→ **What this task involves**
Only the lines from the one containing "Clone this chart in matplotlib." through the one containing "122.7, 108, 105]" belong in the answer; copy them exactly and leave out pictures.

→ **Input**
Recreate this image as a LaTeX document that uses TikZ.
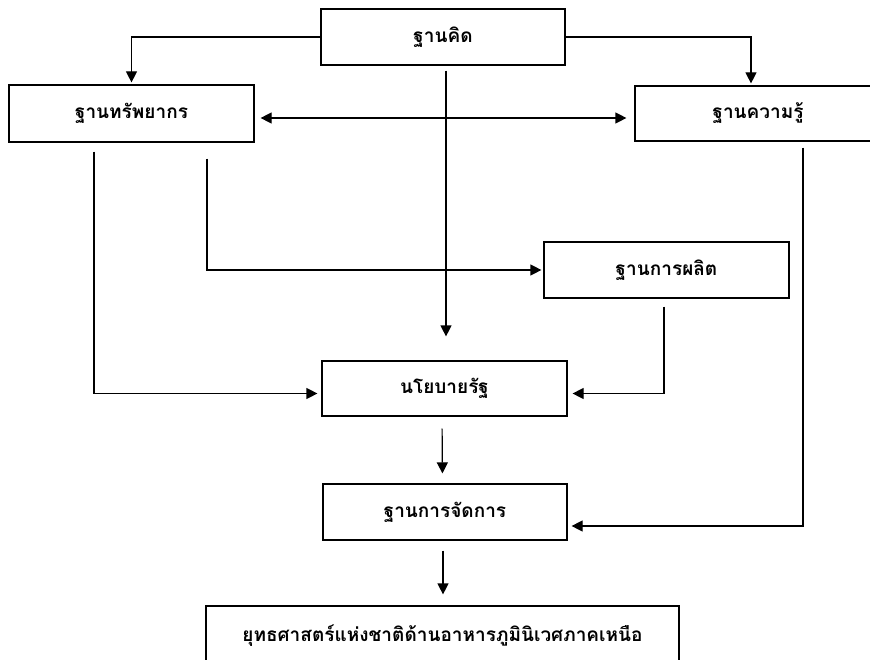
\documentclass[tikz,border=0pt]{standalone}
\usepackage{fontspec}
\newfontfamily\thaifont[Script=Thai]{Loma}
\usetikzlibrary{arrows.meta}
\begin{document}
\begin{tikzpicture}[x=1pt,y=-1pt,
  box/.style={draw, line width=1.2pt, inner sep=0pt, minimum width=245pt, minimum height=56pt, font=\thaifont\bfseries\fontsize{19}{22}\selectfont},
  arr/.style={line width=1.2pt, -{Triangle[length=11pt,width=11pt]}},
  dblarr/.style={line width=1.2pt, {Triangle[length=11pt,width=11pt]}-{Triangle[length=11pt,width=11pt]}}]
\useasboundingbox (0,0) rectangle (870,660);
\node[box, minimum width=244pt] (kid) at (443,37) {ฐานคิด};
\node[box, minimum height=57pt] (res) at (131.5,113.5) {ฐานทรัพยากร};
\node[box, minimum width=246pt, minimum height=55pt] (know) at (758,113.5) {ฐานความรู้};
\node[box] (prod) at (666.5,270) {ฐานการผลิต};
\node[box, minimum height=55pt] (pol) at (444.5,388.5) {นโยบายรัฐ};
\node[box, minimum width=244pt] (man) at (445,512) {ฐานการจัดการ};
\node[box, minimum width=473pt, minimum height=60pt] (strat) at (442.5,636) {ยุทธศาสตร์แห่งชาติด้านอาหารภูมินิเวศภาคเหนือ};
% connectors
\draw[arr, shorten >=2pt] (kid.west) -| (res.north);
\draw[arr, shorten >=2pt] (kid.east) -| ([xshift=-7pt]know.north);
\draw[dblarr, shorten <=6pt, shorten >=8pt] ([yshift=-4.5pt]res.east) -- ([yshift=-4.5pt]know.west);
\draw[arr, shorten <=5pt, shorten >=24pt] ([xshift=3pt]kid.south) -- ([xshift=1.5pt]pol.north);
\draw[arr, shorten >=2pt] ([xshift=75.5pt,yshift=-16pt]res.south) |- (prod.west);
\draw[arr, shorten >=4pt] ([xshift=-37.5pt,yshift=-9pt]res.south) |- ([yshift=-5pt]pol.west);
\draw[arr, shorten >=5pt] ([xshift=-2.5pt,yshift=-8pt]prod.south) |- ([yshift=-5pt]pol.east);
\draw[arr, shorten >=4pt] ([xshift=45pt,yshift=-6pt]know.south) |- ([yshift=-14pt]man.east);
\draw[arr, shorten <=12pt, shorten >=10pt] ([xshift=-2.5pt]pol.south) -- ([xshift=-2.5pt]man.north);
\draw[arr, shorten <=10pt, shorten >=11pt] ([xshift=-2pt]man.south) -- ([xshift=0.5pt]strat.north);
\end{tikzpicture}
\end{document}
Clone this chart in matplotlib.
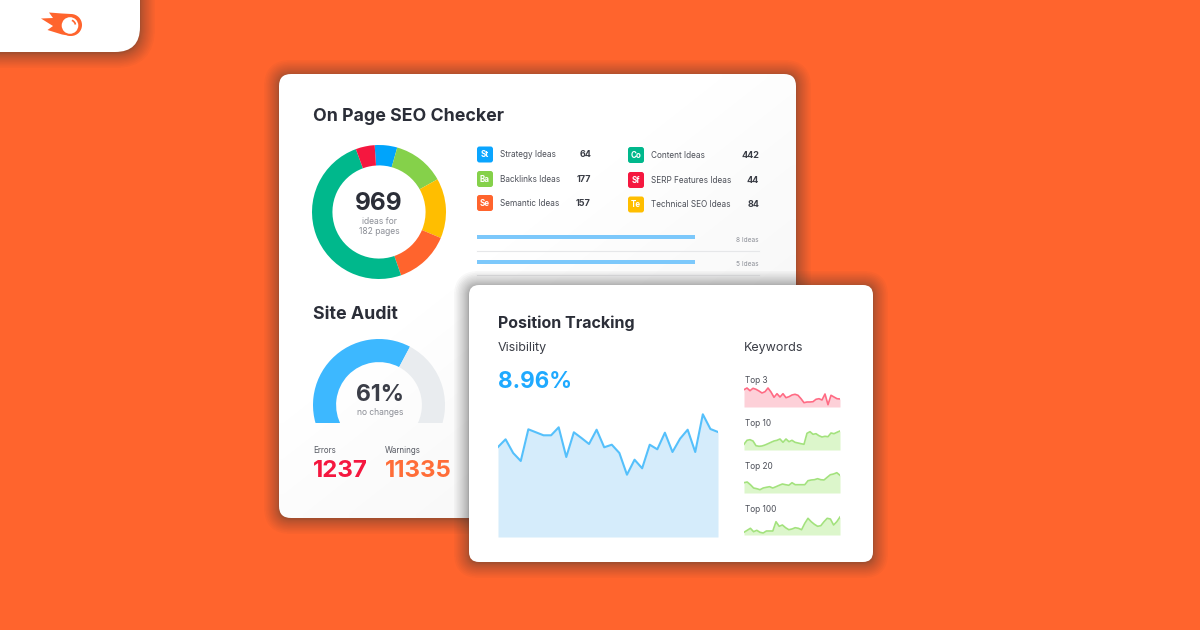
import matplotlib
matplotlib.use('Agg')
import matplotlib.pyplot as plt
import matplotlib.patches as mpatches
import numpy as np

plt.rcParams['font.family'] = ['Inter', 'Noto Sans', 'DejaVu Sans']

# donut arcs in degrees, clockwise from the blue slice
donut_arcs = [19.5, 45, 52, 48, 179, 16.5]
donut_colors = ['#00a4fb', '#85d14a', '#ffbe00', '#ff642d', '#00b88c', '#f5173f']
# gauge arcs, the bottom part falls outside the axes and is clipped
gauge_arcs = [148, 92, 120]
gauge_colors = ['#3db8ff', '#e9ecef', 'none']

idea_tags_left = ['St', 'Ba', 'Se']
idea_names_left = ['Strategy Ideas', 'Backlinks Ideas', 'Semantic Ideas']
idea_values_left = [64, 177, 157]
idea_colors_left = ['#0aa5ff', '#85d14a', '#ff642d']
idea_tags_right = ['Co', 'Sf', 'Te']
idea_names_right = ['Content Ideas', 'SERP Features Ideas', 'Technical SEO Ideas']
idea_values_right = [442, 44, 84]
idea_colors_right = ['#00b88c', '#f5173f', '#ffbe00']

page_bars = [1.0, 1.0]
page_bar_labels = ['8 Ideas', '5 Ideas']

visibility = [90, 97.7, 84, 76, 107.7, 104.7, 101.7, 101.7, 109.7, 80, 104.7, 99, 93, 107.3, 89.7,
              92.3, 84, 62.3, 77.3, 68.7, 92.3, 87.7, 104.3, 85, 98.3, 107.3, 85, 122.7, 108, 105]

top3 = [17.3, 19, 16.3, 18.7, 17.7, 16, 14, 15.3, 19, 15, 9.7, 13.3, 10, 13.3, 9.3, 10.3, 12,
        12.7, 11.7, 8.3, 4.3, 5, 5, 5.3, 7.7, 8.3, 7, 13, 2.3, 11.7, 10, 8.3, 8]
top10 = [5.7, 9.7, 10.3, 9, 4.3, 3.7, 4, 5, 6.3, 7.7, 9, 9.7, 11, 7.7, 11, 8.3, 9.7, 7.7, 7, 6.3,
         5.7, 16.7, 18.3, 15.7, 16.3, 14.3, 13, 13.7, 13.3, 17, 16.3, 17.7, 19]
top20 = [10.3, 11, 8.3, 5, 4.3, 3.3, 5, 5.7, 6.3, 5, 6.3, 7.7, 9, 8.3, 7.7, 10.3, 8.3, 8.3, 8.3,
         8.3, 12.3, 13, 13.3, 14.3, 13.3, 13, 15.7, 18.3, 19, 20.3, 17.7]
top100 = [2.7, 4.7, 6.7, 3.3, 4.7, 2.7, 2, 4, 4, 4, 13.3, 8.7, 10, 7.3, 5.3, 6, 7.3, 6.7, 5.3,
          11.7, 16.7, 13.3, 10.7, 8.7, 9.3, 13.3, 16.7, 16, 10, 13.3, 18]
spark_labels = ['Top 3', 'Top 10', 'Top 20', 'Top 100']

BG = '#ff642d'
DARK = '#2b2e38'
GREY = '#8b8e96'

fig = plt.figure(figsize=(12, 6.3), dpi=100, facecolor=BG)
ax = fig.add_axes([0, 0, 1, 1])
ax.set_xlim(0, 1200)
ax.set_ylim(630, 0)
ax.axis('off')


def px_axes(x0, y0, x1, y1, z=5):
    a = fig.add_axes([x0 / 1200, 1 - y1 / 630, (x1 - x0) / 1200, (y1 - y0) / 630], zorder=z)
    a.axis('off')
    a.patch.set_alpha(0)
    return a


def card(x0, y0, x1, y1, r, z):
    # layers bunch up near the edge so the shadow fades out softly
    for k in range(16, 0, -1):
        i = 15 * (k / 16) ** 1.8
        s = mpatches.FancyBboxPatch((x0 - i, y0 - i + 1), x1 - x0 + i * 2, y1 - y0 + i * 2,
                                    boxstyle='round,pad=0,rounding_size=%f' % (r + i),
                                    fc='#3c3c3c', ec='none', alpha=.035, zorder=z)
        ax.add_patch(s)
    c = mpatches.FancyBboxPatch((x0, y0), x1 - x0, y1 - y0, boxstyle='round,pad=0,rounding_size=%f' % r,
                                fc='white', ec='none', zorder=z + .1)
    ax.add_patch(c)
    return c


def label(x, y, s, size, color=DARK, weight='normal', ha='left', z=8):
    ax.text(x, y + size * .1, s, fontsize=size * .72, color=color, fontweight=weight, ha=ha, va='center', zorder=z)


# logo tab
card(-40, -40, 140, 52, 25, 2)
tail = [(49, 12.5), (62, 13.5), (71, 14), (71, 36), (62, 34.5), (47.5, 30), (53, 26), (41, 18.5), (53, 18)]
ax.add_patch(mpatches.Polygon(tail, fc=BG, ec='none', zorder=3))
ax.add_patch(mpatches.Circle((71, 25), 11, fc=BG, ec='none', zorder=3))
ax.add_patch(mpatches.Circle((70, 25.5), 8.3, fc='white', ec='none', zorder=3.1))
ax.add_patch(mpatches.Arc((70, 25.5), 11, 11, theta1=-70, theta2=-10, ec=BG, lw=1.2, zorder=3.2))

# first card with its soft grey corner
c1 = card(279, 74, 796, 518, 12, 2.5)
shade = np.zeros((60, 60, 4))
yy, xx = np.mgrid[0:1:60j, 0:1:60j]
shade[..., :3] = .55
shade[..., 3] = np.clip(.55 * xx + .6 * yy - .45, 0, 1) * .16
im = ax.imshow(shade, extent=(279, 796, 518, 74), zorder=2.7, aspect='auto', interpolation='bilinear')
im.set_clip_path(c1)
ax.set_xlim(0, 1200)
ax.set_ylim(630, 0)

label(313, 115, 'On Page SEO Checker', 17.8, weight='bold')

d = px_axes(379 - 67, 212 - 67, 379 + 67, 212 + 67, 3)
d.pie(donut_arcs, colors=donut_colors, startangle=93.7, counterclock=False, radius=1,
      wedgeprops=dict(width=.305, ec='none'))
d.set_xlim(-1, 1)
d.set_ylim(-1, 1)
label(379, 201, '969', 24.5, weight='bold', ha='center')
label(379, 220.5, 'ideas for', 8.5, GREY, ha='center')
label(379, 230.5, '182 pages', 8.5, GREY, ha='center')

rows_left = [154.5, 179, 203]
rows_right = [155, 180, 204.5]
for tags, names, vals, cols, rows, x0, x1 in [
        (idea_tags_left, idea_names_left, idea_values_left, idea_colors_left, rows_left, 477, 591),
        (idea_tags_right, idea_names_right, idea_values_right, idea_colors_right, rows_right, 628, 759)]:
    for t, n, v, col, y in zip(tags, names, vals, cols, rows):
        ax.add_patch(mpatches.FancyBboxPatch((x0, y - 8), 16, 16, boxstyle='round,pad=0,rounding_size=2.5',
                                             fc=col, ec='none', zorder=6))
        label(x0 + 8, y - .5, t, 8, 'white', 'bold', ha='center')
        label(x0 + 23, y - .5, n, 8.2, '#4c4f58')
        label(x1, y - .5, str(v), 9, '#3a3d46', 'bold', ha='right')

b = px_axes(477, 233, 759, 270, 6)
b.barh([0, 1], page_bars, height=.16, color='#7cc8fb')
b.set_xlim(0, 282 / 218)
b.set_ylim(1.32, -.16)
for y, s in zip([239.5, 263.5], page_bar_labels):
    label(759, y, s, 6.5, GREY, ha='right')
for y in [251, 274.5]:
    ax.plot([477, 759], [y, y], color='#e6e7e9', lw=.8, zorder=6)

label(313, 312.5, 'Site Audit', 17.8, weight='bold')
g = px_axes(379 - 66, 339, 379 + 66, 423, 3)
g.pie(gauge_arcs, colors=gauge_colors, startangle=210, counterclock=False, radius=1,
      wedgeprops=dict(width=.35, ec='none', clip_on=True))
g.set_aspect('auto')
g.set_xlim(-1, 1)
g.set_ylim(-18 / 66, 1)
label(380, 392.5, '61%', 23, '#3b3e48', 'bold', ha='center')
label(380, 412, 'no changes', 8.5, GREY, ha='center')
label(313, 449.5, 'Errors', 8, '#555861')
label(385, 449.5, 'Warnings', 8, '#555861')
label(313, 469, '1237', 24, '#f5173f', 'bold')
label(385, 469, '11335', 24, '#ff6d38', 'bold')

# second card
card(469, 285, 873, 562, 10, 8)
label(498, 321.5, 'Position Tracking', 16, weight='bold', z=10)
label(498, 347, 'Visibility', 12.5, '#3a3d46', z=10)
label(744, 347, 'Keywords', 12.5, '#3a3d46', z=10)
label(498, 379.5, '8.96%', 22.5, '#1faaff', 'bold', z=10)

v = px_axes(498, 411, 718, 537, 12)
xs = np.arange(len(visibility))
v.fill_between(xs, visibility, 0, color='#d5ecfb', lw=0)
v.plot(xs, visibility, color='#55c0fb', lw=1.5)
v.set_xlim(0, len(visibility) - 1)
v.set_ylim(0, 126)

spark_series = [top3, top10, top20, top100]
spark_line = ['#ff6b84', '#a3e27d', '#a3e27d', '#a3e27d']
spark_fill = ['#fdd0d8', '#dcf6cb', '#dcf6cb', '#dcf6cb']
spark_base = [407, 450, 493, 535]
spark_text = [379.5, 422.5, 465.5, 508.5]
for name, vals, lc, fc, base, ty in zip(spark_labels, spark_series, spark_line, spark_fill, spark_base, spark_text):
    s = px_axes(744, base - 24, 840, base, 12)
    xs = np.arange(len(vals))
    s.fill_between(xs, vals, 0, color=fc, lw=0)
    s.plot(xs, vals, color=lc, lw=1.2)
    s.set_xlim(0, len(vals) - 1)
    s.set_ylim(0, 24)
    label(745, ty, name, 8.3, '#4c4f58', z=10)

fig.savefig('out.png', dpi=100, facecolor=BG)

→ **Answer to the exercise**
Clone this chart in matplotlib.
import matplotlib
matplotlib.use('Agg')
import matplotlib.pyplot as plt
import matplotlib.patches as mpatches
import numpy as np

plt.rcParams['font.family'] = ['Inter', 'Noto Sans', 'DejaVu Sans']

# donut arcs in degrees, clockwise from the blue slice
donut_arcs = [19.5, 45, 52, 48, 179, 16.5]
donut_colors = ['#00a4fb', '#85d14a', '#ffbe00', '#ff642d', '#00b88c', '#f5173f']
# gauge arcs, the bottom part falls outside the axes and is clipped
gauge_arcs = [148, 92, 120]
gauge_colors = ['#3db8ff', '#e9ecef', 'none']

idea_tags_left = ['St', 'Ba', 'Se']
idea_names_left = ['Strategy Ideas', 'Backlinks Ideas', 'Semantic Ideas']
idea_values_left = [64, 177, 157]
idea_colors_left = ['#0aa5ff', '#85d14a', '#ff642d']
idea_tags_right = ['Co', 'Sf', 'Te']
idea_names_right = ['Content Ideas', 'SERP Features Ideas', 'Technical SEO Ideas']
idea_values_right = [442, 44, 84]
idea_colors_right = ['#00b88c', '#f5173f', '#ffbe00']

page_bars = [1.0, 1.0]
page_bar_labels = ['8 Ideas', '5 Ideas']

visibility = [90, 97.7, 84, 76, 107.7, 104.7, 101.7, 101.7, 109.7, 80, 104.7, 99, 93, 107.3, 89.7,
              92.3, 84, 62.3, 77.3, 68.7, 92.3, 87.7, 104.3, 85, 98.3, 107.3, 85, 122.7, 108, 105]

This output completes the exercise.